Recent developments in portable personal computer technology have generated a large demand for low power integrated circuits. Such low power circuits typically have a supply voltage of 3.3 volts with a tolerance of +/-0.3 volts. The utilization of low power integrated circuits within portable systems provides advantages such as reduced consumption and lower battery life. However, selected conventional 5 volt integrated circuits provide performance advantages over low power 3.3 volt integrated circuits. Therefore, it is desirable to utilize both 5 volt integrated circuits and 3.3 volt integrated circuits within a single personal computer system.

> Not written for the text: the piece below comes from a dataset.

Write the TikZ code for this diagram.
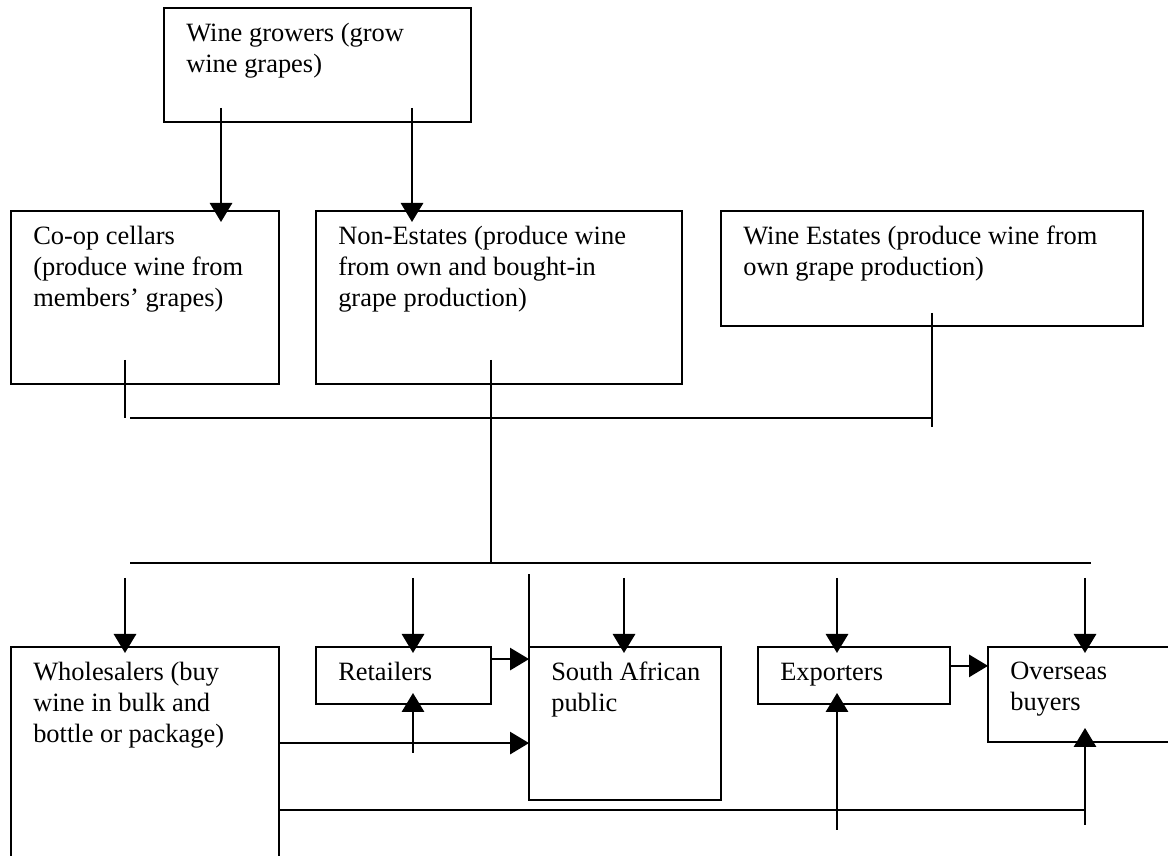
\documentclass[tikz,border=0pt]{standalone}
\usepackage{fontspec}
\setmainfont{Liberation Serif}
\usepackage{tikz}
\usetikzlibrary{arrows.meta, positioning, calc}

\begin{document}
\begin{tikzpicture}[
    box/.style={rectangle, draw=black, line width=1.2pt, inner sep=0pt,
                outer sep=0pt},
    txt/.style={anchor=north west, align=left, inner sep=0pt,
                font=\fontsize{18.8}{22.4}\selectfont},
    arrow/.style={-{Triangle[length=0.475cm, width=0.56cm]}, line width=1.2pt},
    link/.style={line width=1.2pt}
  ]
    \useasboundingbox (0,0) rectangle (29.2,21.4);
    \clip (0,0) rectangle (29.2,21.4);

    % Growers and cellars
    \node[box, minimum width=7.675cm, minimum height=2.85cm] (growers) at (7.9375, 19.775) {};
    \node[box, minimum width=6.7cm, minimum height=4.325cm] (coop) at (3.625, 13.9625) {};
    \node[box, minimum width=9.15cm, minimum height=4.325cm] (nonest) at (12.475, 13.9625) {};
    \node[box, minimum width=10.55cm, minimum height=2.875cm] (estates) at (23.3, 14.6875) {};

    % Buyers
    \node[box, minimum width=6.7cm, minimum height=6.325cm] (whole) at (3.625, 2.0625) {};
    \node[box, minimum width=4.375cm, minimum height=1.425cm] (retail) at (10.0875, 4.5125) {};
    \node[box, minimum width=4.8cm, minimum height=3.825cm] (sapub) at (15.625, 3.3125) {};
    \node[box, minimum width=4.8cm, minimum height=1.425cm] (export) at (21.35, 4.5125) {};
    \node[box, minimum width=5.3cm, minimum height=2.375cm] (overseas) at (27.35, 4.0375) {};

    % Texts
    \node[txt] (growers-t) at ([shift={(0.55,-0.36)}]growers.north west)
      {Wine growers (grow\\wine grapes)};
    \node[txt] (coop-t) at ([shift={(0.55,-0.36)}]coop.north west)
      {Co-op cellars\\(produce wine from\\members’ grapes)};
    \node[txt] (nonest-t) at ([shift={(0.55,-0.36)}]nonest.north west)
      {Non-Estates (produce wine\\from own and bought-in\\grape production)};
    \node[txt] (estates-t) at ([shift={(0.55,-0.36)}]estates.north west)
      {Wine Estates (produce wine from\\own grape production)};
    \node[txt] (whole-t) at ([shift={(0.55,-0.36)}]whole.north west)
      {Wholesalers (buy\\wine in bulk and\\bottle or package)};
    \node[txt] (retail-t) at ([shift={(0.55,-0.36)}]retail.north west) {Retailers};
    \node[txt] (sapub-t) at ([shift={(0.55,-0.36)}]sapub.north west)
      {South African\\public};
    \node[txt] (export-t) at ([shift={(0.55,-0.39)}]export.north west) {Exporters};
    \node[txt] (overseas-t) at ([shift={(0.55,-0.36)}]overseas.north west)
      {Overseas\\buyers};

    % Grapes to cellars
    \coordinate (g1) at (5.525, 18.7);
    \coordinate (g2) at (10.3, 18.7);
    \draw[arrow, shorten >=-0.275cm] (g1) -- (coop.north -| g1);
    \draw[arrow, shorten >=-0.275cm] (g2) -- (nonest.north -| g2);

    % Collecting the wine
    \coordinate (c1) at (3.125, 12.4);
    \coordinate (c1-end) at (3.125, 10.95);
    \coordinate (bus-l) at (3.25, 10.95);
    \coordinate (bus-r) at (23.3, 10.95);
    \coordinate (e1) at (23.3, 13.575);
    \coordinate (e1-end) at (23.3, 10.725);
    \coordinate (trunk) at (12.275, 12.4);
    \coordinate (trunk-end) at (12.275, 7.325);
    \coordinate (dist-l) at (3.25, 7.325);
    \coordinate (dist-r) at (27.275, 7.325);
    \draw[link] (c1) -- (c1-end);
    \draw[link] (bus-l) -- (bus-r);
    \draw[link] (e1) -- (e1-end);
    \draw[link] (trunk) -- (trunk-end);
    \draw[link] (dist-l) -- (dist-r);

    % Down to the buyers
    \foreach \x/\b in {3.125/whole, 10.325/retail, 15.6/sapub, 20.925/export, 27.125/overseas} {
      \coordinate (in-\b) at (\x, 6.95);
      \draw[arrow, shorten >=-0.15cm] (in-\b) -- (\b.north -| in-\b);
    }
    \coordinate (sa-top) at ([yshift=1.825cm]sapub.north west);
    \draw[link] (sapub.north west) -- (sa-top);

    % Between the buyers
    \coordinate (rs) at ([yshift=0.41cm]retail.east);
    \draw[arrow] (rs) -- (rs -| sapub.west);
    \coordinate (ws) at ([yshift=-0.49cm]sapub.west);
    \draw[arrow] (whole.east |- ws) -- (ws);
    \coordinate (eo) at ([yshift=0.24cm]export.east);
    \draw[arrow] (eo) -- (eo -| overseas.west);

    % Bottom line
    \coordinate (bus-b) at (27.125, 1.15);
    \draw[link] (whole.east |- bus-b) -- (bus-b);
    \coordinate (up-retail) at (10.325, 2.575);
    \coordinate (up-export) at (20.925, 0.65);
    \coordinate (up-overseas) at (27.125, 0.775);
    \draw[arrow, shorten >=-0.275cm] (up-retail) -- (retail.south -| up-retail);
    \draw[arrow, shorten >=-0.275cm] (up-export) -- (export.south -| up-export);
    \draw[arrow, shorten >=-0.35cm] (up-overseas) -- (overseas.south -| up-overseas);
  \end{tikzpicture}
\end{document}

However, several problems may arise when 3.3 volt and 5 volt integrated circuits are utilized within a single device. More specifically, 3.3 volt integrated circuits usually have a thin MOS gate oxide compared with 5 volt integrated circuits (e.g., 70 angstroms versus 90 angstroms). The MOS gate oxide of 3.3 volt circuits may become leaky when a 5 volt input signal is applied to it. The MOS gate oxide may become leaky due to tunneling effect or time-dependent dielectric breakdown (TDDB) effect. The gate oxide might also be permanently damaged if the electric field in the oxide is larger than its breakdown voltage.

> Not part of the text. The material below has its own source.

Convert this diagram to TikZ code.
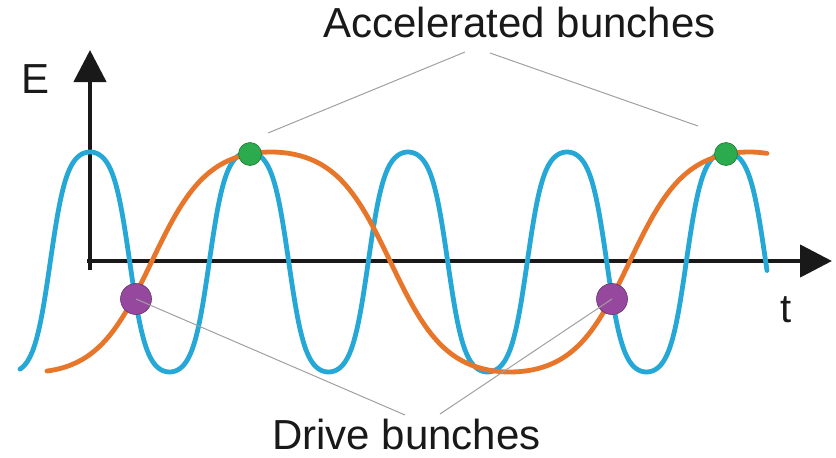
\documentclass[tikz,border=0pt]{standalone}
\usepackage{fontspec}
\setmainfont{Liberation Sans}
\usetikzlibrary{arrows.meta}
\definecolor{wblue}{RGB}{38,168,214}
\definecolor{worange}{RGB}{232,118,42}
\definecolor{dgreen}{RGB}{44,170,78}
\definecolor{dpurple}{RGB}{150,72,158}
\definecolor{lgray}{RGB}{160,160,160}
\tikzset{
  axisline/.style={line width=4.5pt, black!90, -{Triangle[length=32pt,width=32pt]}},
  wave/.style={line width=4.8pt, line join=round, line cap=round},
  greendot/.style={circle, fill=dgreen, draw=dgreen!70!black, line width=0.6pt, minimum size=23pt, inner sep=0pt},
  purpledot/.style={circle, fill=dpurple, draw=dpurple!70!black, line width=0.6pt, minimum size=31pt, inner sep=0pt},
  leader/.style={lgray, line width=1pt},
  bigtext/.style={font=\fontsize{42}{50}\selectfont, inner sep=0pt, anchor=base, text=black!90},
}
\begin{document}
\begin{tikzpicture}[x=1pt,y=-1pt,
  declare function={bw(\t)=tanh(1.4*cos(\t))/0.88535; ow(\t)=tanh(1.2*cos(\t))/0.83365;}]
\useasboundingbox (0,0) rectangle (836,458);
% axes
\coordinate (yb) at (90,270);
\coordinate (yt) at (90,50);
\coordinate (xb) at (87,261);
\coordinate (xt) at (832,261);
\draw[axisline] (yb) -- (yt);
\draw[axisline] (xb) -- (xt);
% waves
\draw[wave, wblue] plot[domain=20:767, samples=500] (\x, {262 - 110*bw((\x-90)/159*360)});
\draw[wave, worange] plot[domain=47:767, samples=400] (\x, {262 - 110*ow((\x-271)/478*360)});
% bunches
\node[purpledot] (p1) at (136,299) {};
\node[purpledot] (p2) at (612,299) {};
\node[greendot] (g1) at (250,154) {};
\node[greendot] (g2) at (726,154) {};
% labels
\node[bigtext] (acc) at (519.5,37) {Accelerated bunches};
\node[bigtext] (drv) at (406.5,449) {Drive bunches};
\node[bigtext] (E) at (36,93) {E};
\node[bigtext, font=\fontsize{40}{48}\selectfont] (t) at (786,322) {t};
% leader lines
\coordinate (a1) at (465,52);
\coordinate (a1e) at (268,133);
\coordinate (a2) at (490,53);
\coordinate (a2e) at (698,126);
\coordinate (d1) at (405,415);
\coordinate (d2) at (440,414);
\draw[leader] (a1) -- (a1e);
\draw[leader] (a2) -- (a2e);
\draw[leader] (p1.center) -- (d1);
\draw[leader] (p2.center) -- (d2);
\end{tikzpicture}
\end{document}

A mixed voltage buffer may be utilized intermediate mixed voltage logic circuits to provide circuit compatibility. Conventional mixed voltage buffers typically include a PMOS transistor to couple the 5 volt supply with the buffer output. However, leakage current may occur intermediate the 5 volt power supply and the buffer output via a parasitic junction diode of the PMOS transistor. Other reliability issues which may arise with the mixing of 3.3 volt and 5 volt integrated circuits include hot carrier effect and electromigration due to higher voltages.
A cascade output NMOS transistor may be utilized to protect an NMOS output transistor of the input/output buffer to eliminate or minimize many of the aforementioned design problems.
Other conventional designs further include biasing circuits for reducing voltage drops across 3.3 volt components in mixed voltage applications. However, these designs generally continually draw considerable amounts of current. Such designs have significant drawbacks inasmuch as numerous mixed voltage interfacing applications involve portable or otherwise battery powered computers wherein minimal current consumption is desired for maximum usage from the limited power source.
Other designs provide only for the generation of a 3.3 volt output signal. Such designs are incompatible for applications where 5 volt output signals are necessary inasmuch as internal components of the conventional devices are not designed to withstand the increased voltages. Such designs typically lack appropriate circuitry for maintaining voltage drops across internal components within an acceptable design range.